The other option is a sangha in the Tibetan tradition run by a very good monk who lives locally. I've been a few times in the past and enjoyed it. But it in isn't the Zen tradition, which is the lineage I best relate to, and here is no dharma sharing between members that I know of. Still, I'm thinking that a strong Buddhist root may be more important than the exact right tradition, especially since the chatty sangha seems to have sort of abandoned having any strong roots; and I get lots of dharma sharing from my e-sangha. I'll revisit the Tibetan sangha on Thursday to see.

I mention all this in the hopes that one of my smart blog friends (and y'all are smart) will read the whole looong thing and chime in with sound advice.

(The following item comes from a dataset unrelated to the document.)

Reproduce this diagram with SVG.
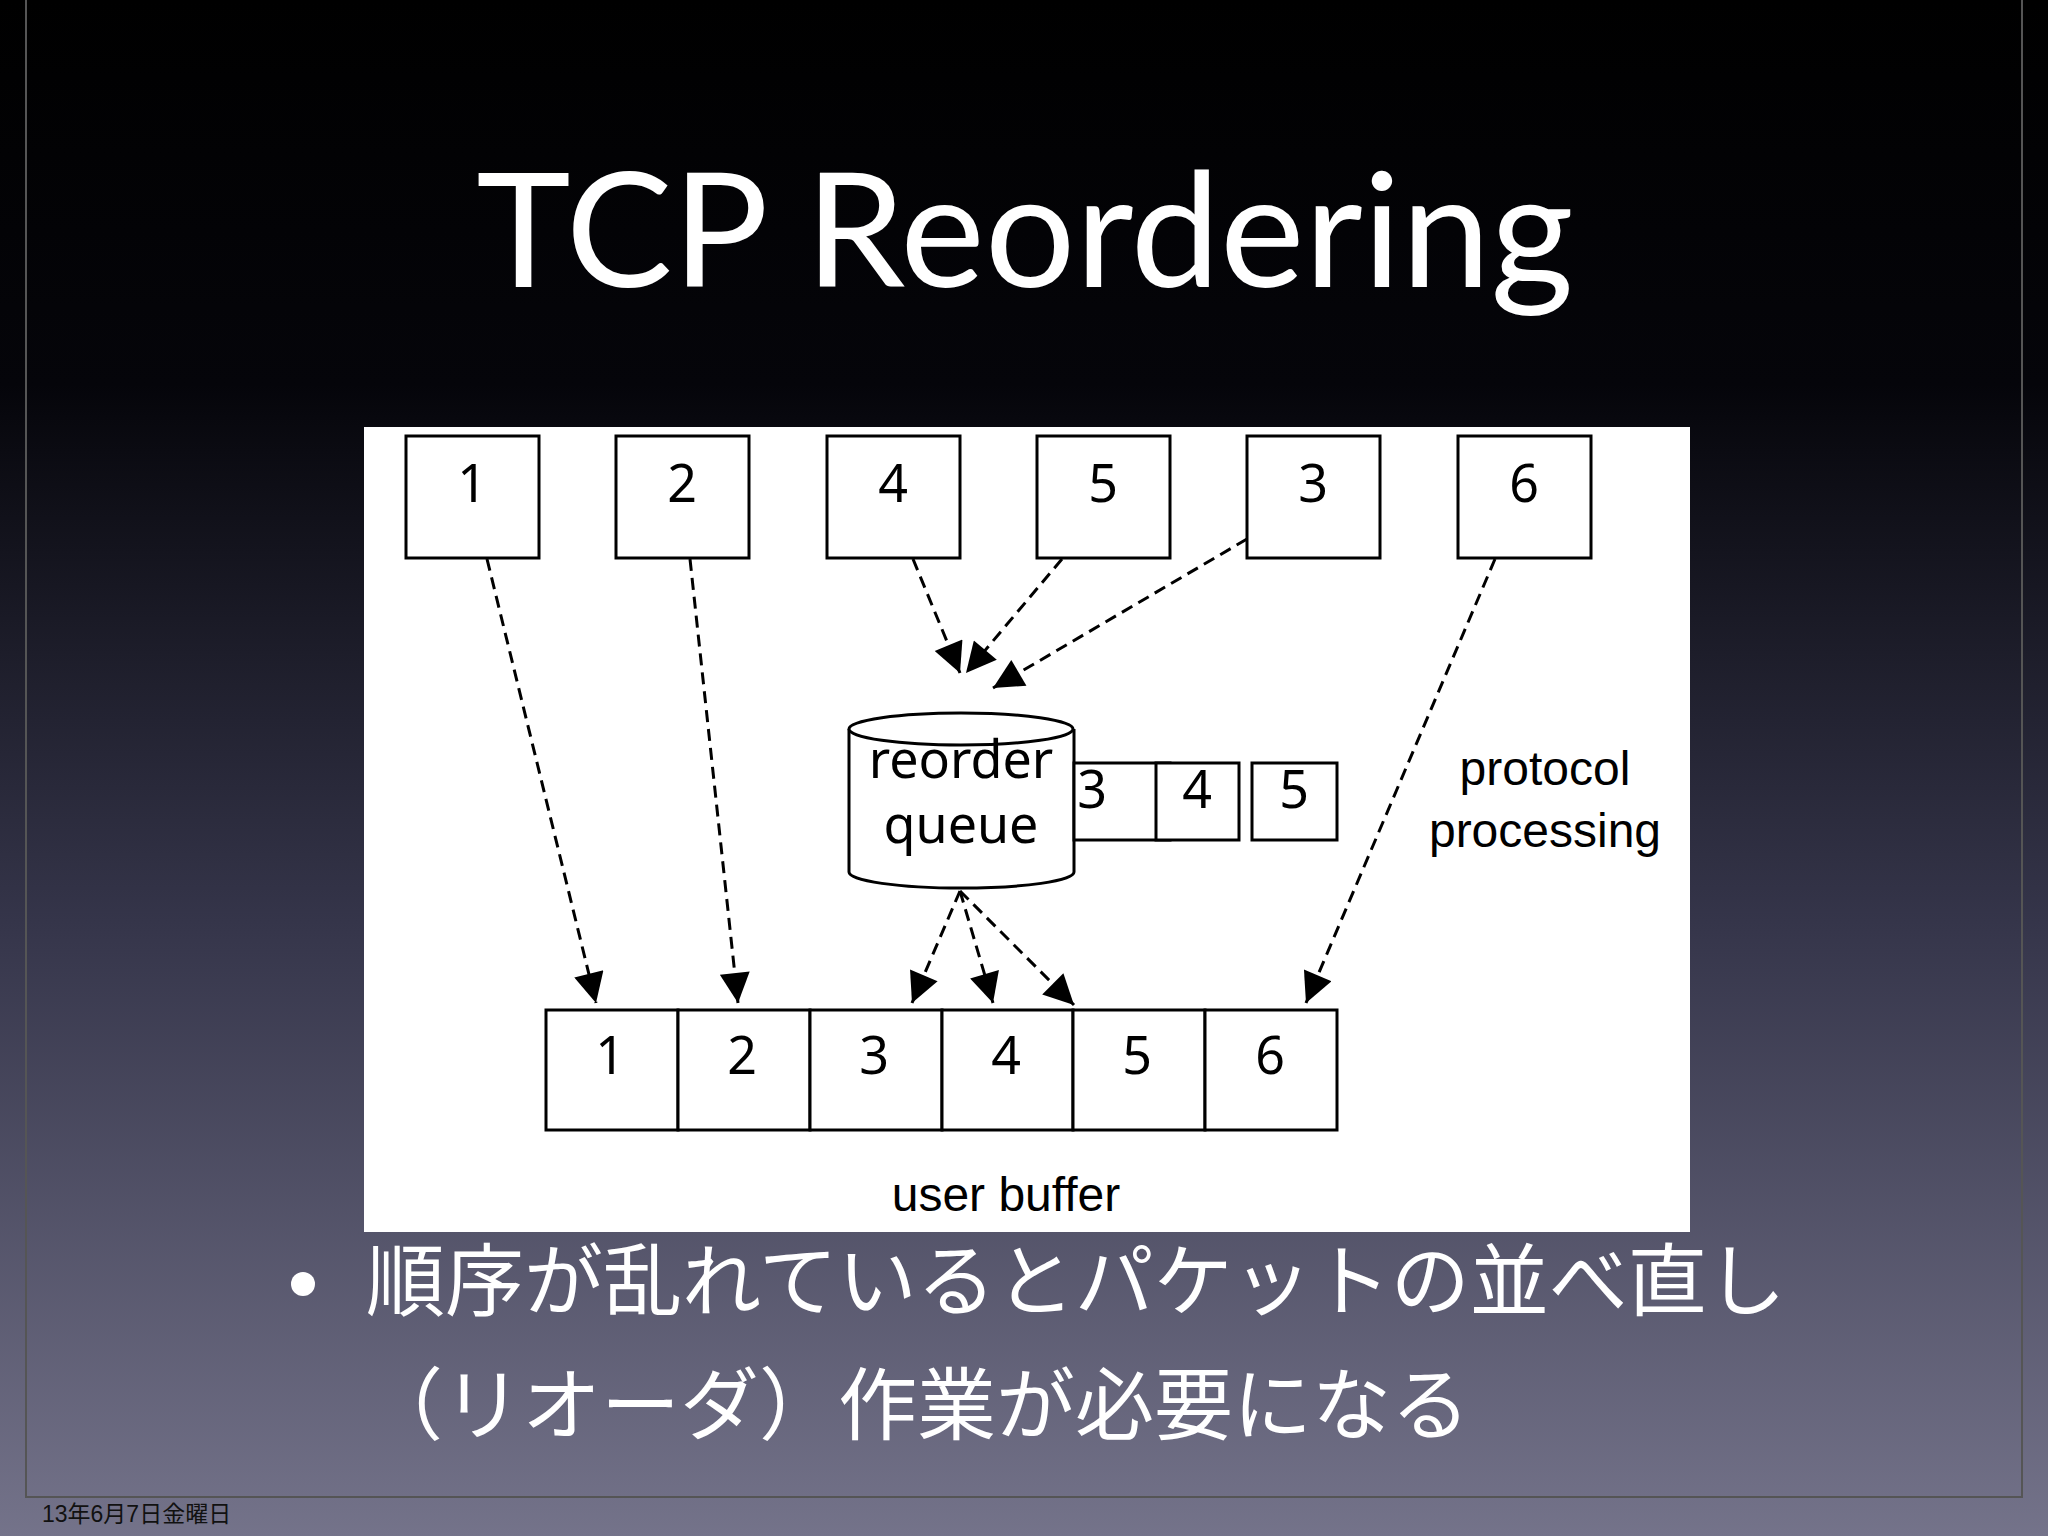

Choices, better to have 2 than none!

*monks, nuns, laymen, laywomen

3 Comments:

Blogger Larry Jones said...

Seems to me that you should go where you feel most at home. Or, can you not gently lead the chatterboxes by your example?

2:54 AM  
Blogger Narya said...

First off, what's a dharma discussion?

Second, I was reminded of the "Peace and Power" book; w/o being judgmental, it doesn't sound like the informal sangha is going to provide either the form or the content that you would like to practice. And it's not "like" to practice, as in "I like tomatos," it's that you're on a particular spiritual path/journey right now, and, even as you may recognize that all paths are One, or connected, or however you conceptualize it, you can also recognize that the . . . paving stones? scenery? (I'm stretching this metaphor WAY too far) isn't going to help you, at least not right now in your practice.

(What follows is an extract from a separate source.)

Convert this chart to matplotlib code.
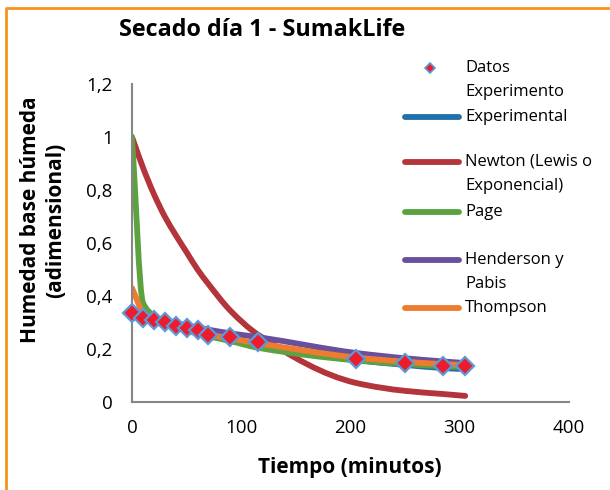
import numpy as np
import matplotlib
matplotlib.use('Agg')
import matplotlib.pyplot as plt
from matplotlib.lines import Line2D
from matplotlib.path import Path
from matplotlib.patches import PathPatch

plt.rcParams['font.family'] = ['Open Sans', 'DejaVu Sans']

# tiempo (minutos)
tiempo = [0, 10, 20, 30, 40, 50, 60, 70, 90, 115, 205, 250, 285, 305]

# humedad base humeda medida
datos_exp = [0.334, 0.317, 0.309, 0.302, 0.287, 0.279, 0.271, 0.254,
             0.245, 0.227, 0.162, 0.146, 0.136, 0.136]

# curvas de los modelos
experimental = [0.335, 0.318, 0.305, 0.294, 0.284, 0.275, 0.266, 0.257,
                0.240, 0.218, 0.158, 0.140, 0.128, 0.124]
newton = [1.0, 0.885, 0.785, 0.70, 0.63, 0.565, 0.50, 0.445,
          0.345, 0.255, 0.072, 0.042, 0.030, 0.023]
page = [1.0, 0.375, 0.325, 0.300, 0.283, 0.270, 0.258, 0.248,
        0.230, 0.205, 0.157, 0.143, 0.135, 0.132]
henderson = [0.330, 0.325, 0.315, 0.305, 0.297, 0.289, 0.281, 0.273,
             0.259, 0.245, 0.185, 0.165, 0.153, 0.147]
thompson = [0.430, 0.340, 0.310, 0.295, 0.285, 0.275, 0.265, 0.255,
            0.240, 0.222, 0.168, 0.152, 0.143, 0.139]

x_ticks = [0, 100, 200, 300, 400]
y_ticks = [0, 0.2, 0.4, 0.6, 0.8, 1.0, 1.2]
y_tick_labels = ['0', '0,2', '0,4', '0,6', '0,8', '1', '1,2']

W, H = 610, 490
fig = plt.figure(figsize=(W / 100, H / 100), dpi=100)


def fx(px):
    return px / W


def fy(py):
    return 1 - py / H


def smooth_path(xs, ys):
    # linea suavizada: tramos Bezier cubicos con pendientes tipo PCHIP
    x = np.asarray(xs, dtype=float)
    y = np.asarray(ys, dtype=float)
    h = np.diff(x)
    d = np.diff(y) / h
    m = np.empty_like(y)
    m[0], m[-1] = d[0], d[-1]
    for k in range(1, len(x) - 1):
        if d[k - 1] * d[k] <= 0:
            m[k] = 0.0
        else:
            w1 = 2 * h[k] + h[k - 1]
            w2 = h[k] + 2 * h[k - 1]
            m[k] = (w1 + w2) / (w1 / d[k - 1] + w2 / d[k])
    verts = [(x[0], y[0])]
    codes = [Path.MOVETO]
    for k in range(len(x) - 1):
        t = h[k] / 3
        verts += [(x[k] + t, y[k] + t * m[k]),
                  (x[k + 1] - t, y[k + 1] - t * m[k + 1]),
                  (x[k + 1], y[k + 1])]
        codes += [Path.CURVE4] * 3
    return Path(verts, codes)


ax = fig.add_axes([fx(132), fy(402), fx(569) - fx(132), fy(84) - fy(402)])

series = [
    ('Experimental', experimental, '#2270a8'),
    ('Newton (Lewis o\nExponencial)', newton, '#b3343a'),
    ('Page', page, '#5ca23f'),
    ('Henderson y\nPabis', henderson, '#6a4f9c'),
    ('Thompson', thompson, '#ee7b30'),
]

lw = 4.2
for label, ys, color in series:
    ax.add_patch(PathPatch(smooth_path(tiempo, ys), fill=False,
                           edgecolor=color, lw=lw, capstyle='round',
                           joinstyle='round'))

ax.plot(tiempo, datos_exp, linestyle='none', marker='D', markersize=9.5,
        markerfacecolor='#ec1c2e', markeredgecolor='#5b9bd5',
        markeredgewidth=1.6, zorder=5, clip_on=False)

ax.set_xlim(0, 400)
ax.set_ylim(0, 1.2)
ax.set_xticks(x_ticks)
ax.set_yticks(y_ticks)
ax.set_yticklabels(y_tick_labels)
ax.tick_params(length=0, labelsize=13.5, pad=14)
ax.tick_params(axis='x', pad=12)
for side in ('top', 'right'):
    ax.spines[side].set_visible(False)
for side in ('left', 'bottom'):
    ax.spines[side].set_color('#868686')
    ax.spines[side].set_linewidth(1.5)

fig.text(fx(262), fy(30), 'Secado día 1 - SumakLife', fontsize=16.8,
         fontweight='bold', ha='center', va='center')
fig.text(fx(350), fy(467), 'Tiempo (minutos)', fontsize=15,
         fontweight='bold', ha='center', va='center')
fig.text(fx(43), fy(220), 'Humedad base húmeda\n(adimensional)', fontsize=15,
         fontweight='bold', ha='center', va='center', rotation=90,
         linespacing=1.3)

# leyenda
row_h = 24.5
legend_rows = [
    ('Datos\nExperimento', None, 68),
] + [(lab, col, y) for (lab, _, col), y in zip(series, [117, 162, 212, 260, 308])]

for label, color, y0 in legend_rows:
    if color is None:
        fig.add_artist(Line2D([fx(430)], [fy(y0)], transform=fig.transFigure,
                              linestyle='none', marker='D', markersize=5,
                              markerfacecolor='#ec1c2e',
                              markeredgecolor='#5b9bd5', markeredgewidth=1.2))
    else:
        fig.add_artist(Line2D([fx(405), fx(459)], [fy(y0), fy(y0)],
                              transform=fig.transFigure, color=color, lw=lw,
                              solid_capstyle='round'))
    for i, line in enumerate(label.split('\n')):
        fig.text(fx(465), fy(y0 + i * row_h), line, fontsize=12,
                 ha='left', va='center')

# marco del grafico
fig.add_artist(Line2D([fx(6), fx(6), fx(612)], [fy(495), fy(8), fy(8)],
                      transform=fig.transFigure, color='#f7941d', lw=2))

fig.savefig('out.png', dpi=100)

Third, what does it take to start a sangha? Can you start one?

9:48 PM  
Blogger kStyle said...

Thanks for your responses!

Larry: My first thought was also to lead the chatterboxes by example. But my dear husband pointed out, "It sounds as if they like their sangha that way." I couldn't argue with that. That's a sound and simple litmus test you propose, to go where I feel most at home. Thanks, I like that.

Narya: A dharma discussion usually has a dharma talk (ie, dharma lesson from a teacher or a reading from a book) or topic (eg, "transforming grief") as its starting point. And then people are invited to share their own thoughts, feelings, and experiences around that lesson or topic, hopefully but not necessarily tying it back to the Dharma as they go. Each person is listened to fully before the next speaks.

You're right, the Peace and Power book had some good things to say about group dynamics. In that light, Chattering Dharma Sangha (ha!) is definitely not the right choice.

As for starting a sangha, I'm about to cover that in a post, Taking Refuge Gets Confusing: Part 2. We're thinking along the same lines.